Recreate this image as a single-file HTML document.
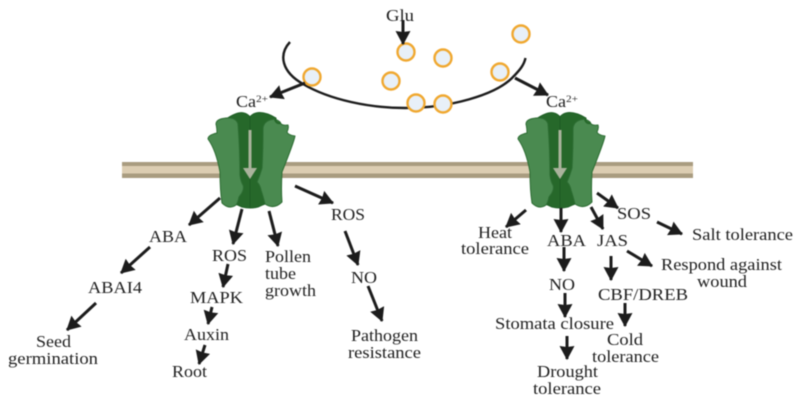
<!DOCTYPE html>
<html>
<head>
<meta charset="utf-8">
<style>
html,body{margin:0;padding:0;background:#fff;width:799px;height:401px;overflow:hidden}
svg{display:block;filter:blur(.5px)}
text{font-family:"Liberation Serif",serif;font-size:17px;fill:#1f1f1f}
.a line{stroke:#1c1c1c;stroke-width:3;marker-end:url(#h)}
</style>
</head>
<body>
<svg width="799" height="401" viewBox="0 0 799 401" xmlns="http://www.w3.org/2000/svg">
<defs>
<marker id="h" markerUnits="userSpaceOnUse" markerWidth="16" markerHeight="17" refX="13" refY="8" orient="auto">
<path d="M0 0.5L14 8L0 15.5L1 8z" fill="#1c1c1c"/>
</marker>
<g id="ch">
<path d="M226 119Q238 111 244 113Q248 114 250 117Q252 114 256 113Q264 111 276 118L279 200Q266 203 258 207Q250 209 242 207Q234 203 222 200z" fill="#26682a" stroke="#1f5f26" stroke-width="1"/>
<path d="M250 117V207" stroke="#1d5a24" stroke-width="1"/>
<path d="M216 124Q216 119 226 118Q236 117 238 124Q240 150 240 175Q241 182 243 185Q245 190 239 197Q238 203 236 205Q229 210 222 203Q220 190 220 172Q216 150 208 139Q208 135 217 133Q217 128 216 124z" fill="#4a8a50" stroke="#2c6c32" stroke-width="1" stroke-linejoin="round"/>
<path d="M263 128Q264 120 275 119Q279 121 280 122Q281 126 288 125Q289 128 287 132Q288 135 295 136Q294 142 282 172Q281 190 282 202Q274 210 265 204Q263 196 261 190Q260 185 257 182Q260 175 262 168Q263 150 263 128z" fill="#4a8a50" stroke="#2c6c32" stroke-width="1" stroke-linejoin="round"/>
<path d="M275 119Q276 124 281 123" fill="none" stroke="#26682a" stroke-width="2"/>
<path d="M250 130V168" stroke="#aab39c" stroke-width="3"/>
<path d="M243 168H257L250 179z" fill="#aab39c"/>
</g>
</defs>

<!-- membrane -->
<rect x="122" y="162" width="571" height="16" fill="#a99c80"/>
<rect x="122" y="166" width="571" height="7.5" fill="#dccdb2"/>

<use href="#ch"/>
<use href="#ch" x="310"/>

<!-- vesicle arc -->
<path d="M290 42C278 55 282 72 303 84C330 100 370 108 405 108C450 108 495 95 512 78C520 70 524 65 525.5 58" fill="none" stroke="#1c1c1c" stroke-width="2.4"/>

<g fill="#e8f0f8" stroke="#f0a830" stroke-width="2.4">
<circle cx="406" cy="52" r="8.5"/>
<circle cx="443" cy="58" r="8.5"/>
<circle cx="521" cy="34" r="8.5"/>
<circle cx="500" cy="72" r="8.5"/>
<circle cx="391" cy="81" r="8.5"/>
<circle cx="312" cy="77" r="8.5"/>
<circle cx="416" cy="103" r="8.5"/>
<circle cx="443" cy="104" r="8.5"/>
</g>

<!-- arrows -->
<g class="a">
<line x1="403" y1="20" x2="403" y2="44"/>
<line x1="305" y1="83" x2="270" y2="97"/>
<line x1="515" y1="78" x2="548" y2="95"/>
<line x1="220" y1="198" x2="189" y2="225"/>
<line x1="150" y1="247" x2="121" y2="273"/>
<line x1="96" y1="303" x2="67" y2="330"/>
<line x1="242" y1="209" x2="233" y2="244"/>
<line x1="269" y1="211" x2="278" y2="246"/>
<line x1="295" y1="186" x2="333" y2="203"/>
<line x1="345" y1="231" x2="358" y2="265"/>
<line x1="368" y1="286" x2="382" y2="321"/>
<line x1="228" y1="264" x2="223" y2="287"/>
<line x1="212" y1="307" x2="208" y2="324"/>
<line x1="205" y1="345" x2="199" y2="364"/>
<line x1="526" y1="210" x2="506" y2="227"/>
<line x1="561" y1="208" x2="561" y2="232"/>
<line x1="591" y1="207" x2="603" y2="229"/>
<line x1="597" y1="193" x2="618" y2="208"/>
<line x1="657" y1="222" x2="682" y2="234"/>
<line x1="627" y1="251" x2="652" y2="266"/>
<line x1="564" y1="247" x2="564" y2="271"/>
<line x1="611" y1="256" x2="611" y2="280"/>
<line x1="565" y1="293" x2="565" y2="317"/>
<line x1="625" y1="303" x2="625" y2="326"/>
<line x1="567" y1="336" x2="567" y2="359"/>
</g>

<!-- labels -->
<g>
<text x="386" y="21" textLength="28" lengthAdjust="spacingAndGlyphs">Glu</text>
<text x="236" y="107" textLength="20" lengthAdjust="spacingAndGlyphs">Ca</text>
<text x="256" y="102" textLength="12" lengthAdjust="spacingAndGlyphs" style="font-size:9px">2+</text>
<text x="546" y="107" textLength="20" lengthAdjust="spacingAndGlyphs">Ca</text>
<text x="566" y="102" textLength="12" lengthAdjust="spacingAndGlyphs" style="font-size:9px">2+</text>

<text x="149" y="242" textLength="38" lengthAdjust="spacingAndGlyphs">ABA</text>
<text x="88" y="293" textLength="54" lengthAdjust="spacingAndGlyphs">ABAI4</text>
<text x="36" y="347" textLength="35" lengthAdjust="spacingAndGlyphs">Seed</text>
<text x="8" y="364" textLength="90" lengthAdjust="spacingAndGlyphs">germination</text>
<text x="212" y="261" textLength="35" lengthAdjust="spacingAndGlyphs">ROS</text>
<text x="190" y="303" textLength="53" lengthAdjust="spacingAndGlyphs">MAPK</text>
<text x="184" y="340" textLength="45" lengthAdjust="spacingAndGlyphs">Auxin</text>
<text x="172" y="377" textLength="35" lengthAdjust="spacingAndGlyphs">Root</text>
<text x="265" y="262" textLength="46" lengthAdjust="spacingAndGlyphs">Pollen</text>
<text x="265" y="279" textLength="31" lengthAdjust="spacingAndGlyphs">tube</text>
<text x="265" y="296" textLength="51" lengthAdjust="spacingAndGlyphs">growth</text>
<text x="331" y="220" textLength="34" lengthAdjust="spacingAndGlyphs">ROS</text>
<text x="351" y="283" textLength="26" lengthAdjust="spacingAndGlyphs">NO</text>
<text x="351" y="341" textLength="67" lengthAdjust="spacingAndGlyphs">Pathogen</text>
<text x="348" y="358" textLength="73" lengthAdjust="spacingAndGlyphs">resistance</text>

<text x="478" y="238" textLength="34" lengthAdjust="spacingAndGlyphs">Heat</text>
<text x="461" y="254" textLength="68" lengthAdjust="spacingAndGlyphs">tolerance</text>
<text x="547" y="246" textLength="39" lengthAdjust="spacingAndGlyphs">ABA</text>
<text x="597" y="246" textLength="31" lengthAdjust="spacingAndGlyphs">JAS</text>
<text x="617" y="219" textLength="34" lengthAdjust="spacingAndGlyphs">SOS</text>
<text x="692" y="240" textLength="101" lengthAdjust="spacingAndGlyphs">Salt tolerance</text>
<text x="661" y="270" textLength="121" lengthAdjust="spacingAndGlyphs">Respond against</text>
<text x="697" y="287" textLength="50" lengthAdjust="spacingAndGlyphs">wound</text>
<text x="549" y="290" textLength="26" lengthAdjust="spacingAndGlyphs">NO</text>
<text x="598" y="300" textLength="90" lengthAdjust="spacingAndGlyphs">CBF/DREB</text>
<text x="495" y="329" textLength="119" lengthAdjust="spacingAndGlyphs">Stomata closure</text>
<text x="607" y="345" textLength="36" lengthAdjust="spacingAndGlyphs">Cold</text>
<text x="592" y="362" textLength="67" lengthAdjust="spacingAndGlyphs">tolerance</text>
<text x="537" y="377" textLength="61" lengthAdjust="spacingAndGlyphs">Drought</text>
<text x="533" y="394" textLength="68" lengthAdjust="spacingAndGlyphs">tolerance</text>
</g>
</svg>
</body>
</html>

..........

- _GIVEN INSTRUCTION_:
Only lines belong in the copy: transcribe those from the start of the data through the line that contains "42C278 55 282", and skip the pictures.

- _TASK RESULT_:
Recreate this image as a single-file HTML document.
<!DOCTYPE html>
<html>
<head>
<meta charset="utf-8">
<style>
html,body{margin:0;padding:0;background:#fff;width:799px;height:401px;overflow:hidden}
svg{display:block;filter:blur(.5px)}
text{font-family:"Liberation Serif",serif;font-size:17px;fill:#1f1f1f}
.a line{stroke:#1c1c1c;stroke-width:3;marker-end:url(#h)}
</style>
</head>
<body>
<svg width="799" height="401" viewBox="0 0 799 401" xmlns="http://www.w3.org/2000/svg">
<defs>
<marker id="h" markerUnits="userSpaceOnUse" markerWidth="16" markerHeight="17" refX="13" refY="8" orient="auto">
<path d="M0 0.5L14 8L0 15.5L1 8z" fill="#1c1c1c"/>
</marker>
<g id="ch">
<path d="M226 119Q238 111 244 113Q248 114 250 117Q252 114 256 113Q264 111 276 118L279 200Q266 203 258 207Q250 209 242 207Q234 203 222 200z" fill="#26682a" stroke="#1f5f26" stroke-width="1"/>
<path d="M250 117V207" stroke="#1d5a24" stroke-width="1"/>
<path d="M216 124Q216 119 226 118Q236 117 238 124Q240 150 240 175Q241 182 243 185Q245 190 239 197Q238 203 236 205Q229 210 222 203Q220 190 220 172Q216 150 208 139Q208 135 217 133Q217 128 216 124z" fill="#4a8a50" stroke="#2c6c32" stroke-width="1" stroke-linejoin="round"/>
<path d="M263 128Q264 120 275 119Q279 121 280 122Q281 126 288 125Q289 128 287 132Q288 135 295 136Q294 142 282 172Q281 190 282 202Q274 210 265 204Q263 196 261 190Q260 185 257 182Q260 175 262 168Q263 150 263 128z" fill="#4a8a50" stroke="#2c6c32" stroke-width="1" stroke-linejoin="round"/>
<path d="M275 119Q276 124 281 123" fill="none" stroke="#26682a" stroke-width="2"/>
<path d="M250 130V168" stroke="#aab39c" stroke-width="3"/>
<path d="M243 168H257L250 179z" fill="#aab39c"/>
</g>
</defs>

<!-- membrane -->
<rect x="122" y="162" width="571" height="16" fill="#a99c80"/>
<rect x="122" y="166" width="571" height="7.5" fill="#dccdb2"/>

<use href="#ch"/>
<use href="#ch" x="310"/>

<!-- vesicle arc -->
<path d="M290 42C278 55 282 72 303 84C330 100 370 108 405 108C450 108 495 95 512 78C520 70 524 65 525.5 58" fill="none" stroke="#1c1c1c" stroke-width="2.4"/>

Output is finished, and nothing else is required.